There's nothing in Nanning......apart from the train station |
OK, so we didn’t get our first
choice, or second for that matter, but we were on the train later that day and
that was all that mattered. All we had to do was waste a couple of hours in the
meantime, but that was no problem for the Gray boys. I needed to get some
supplies in for the journey so I popped my head into a small supermarket
nearby. It was certainly an experience. I was reduced to searching for food
simply by looking at the pictures on the box, so the items I bought for lunch,
dinner and breakfast were a gamble and could have been anything for all I knew.
At 5:00pm the gates were opened in Waiting Room 3 and the mad dash for the
train began. Even though we already had allotted seats. So we took our time.
Coach 10, seats 25 and 26, shouldn’t be a problem.
Oh dear, this could be a loooooong night |
There was a BIG problem. As we
stepped aboard the train we realised that the seating situation wasn’t 2 x 2 in
neat little lines like you would get on a bus, it was vertical-sided,
back-to-back seats facing each other over a tiny little table. We would be
looking our “bunk-mates” right in the eye as we went to sleep that night. And
it got worse. Oh so worse. James’s seat was at the window (via the rota for
train seats, as mine was the last one from Bangkok to Chiang Mai) and mine was
next to him, which was fine, you might think. But oh no, there was another
seat/number next to mine, so I was to be sat in-between James and a little old
Chinese lady, with 3 other chaps in front of us, all fighting for leg-room. This
was going to be a nightmare. We tried
our best to cram our huge backpacks under the seats as everyone on the train
had bags, sacks of rice, trolleys, prams, you name it. As we settled in for an uncomfortable
night the chap next to the window opposite James got up and wandered off behind
us. After a few minutes he returned and collected his bag from the overhead
storage. There was a seat free by the window.
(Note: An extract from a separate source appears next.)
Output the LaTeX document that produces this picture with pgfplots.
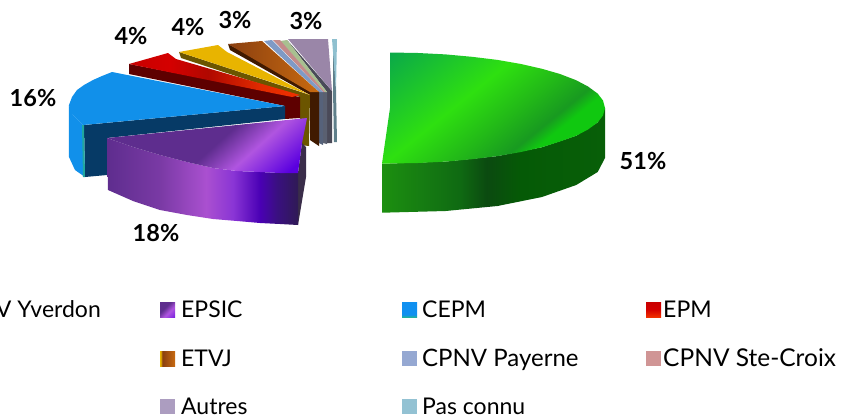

I gestured to the guy opposite
me that I would like to take the seat by the window, if the other chap wasn’t
coming back. Again the language barrier proved troublesome, but it seemed like
he didn’t have eyes on it himself so I jumped into it before anyone else (the
guy behind who had been eying it up) had the chance. So with a window seat each
we passed the time playing cards on the small table (an act that drew a small
audience on the train), reading our books, listening to some tunes and trying
to get sleep as best we could. One of the problems was that the seats were so
vertical that you just couldn’t rest against anything, even the wall or the
window, so the best place to get some proper sleep was sprawled out on the
table. But as the table was only small we had to take it in un-communicated
turns between us, sometimes on there at two at-a-time, which was a scary
situation when you woke up and there was a stranger a few inches away from your
face who wasn’t there when your eyes closed last.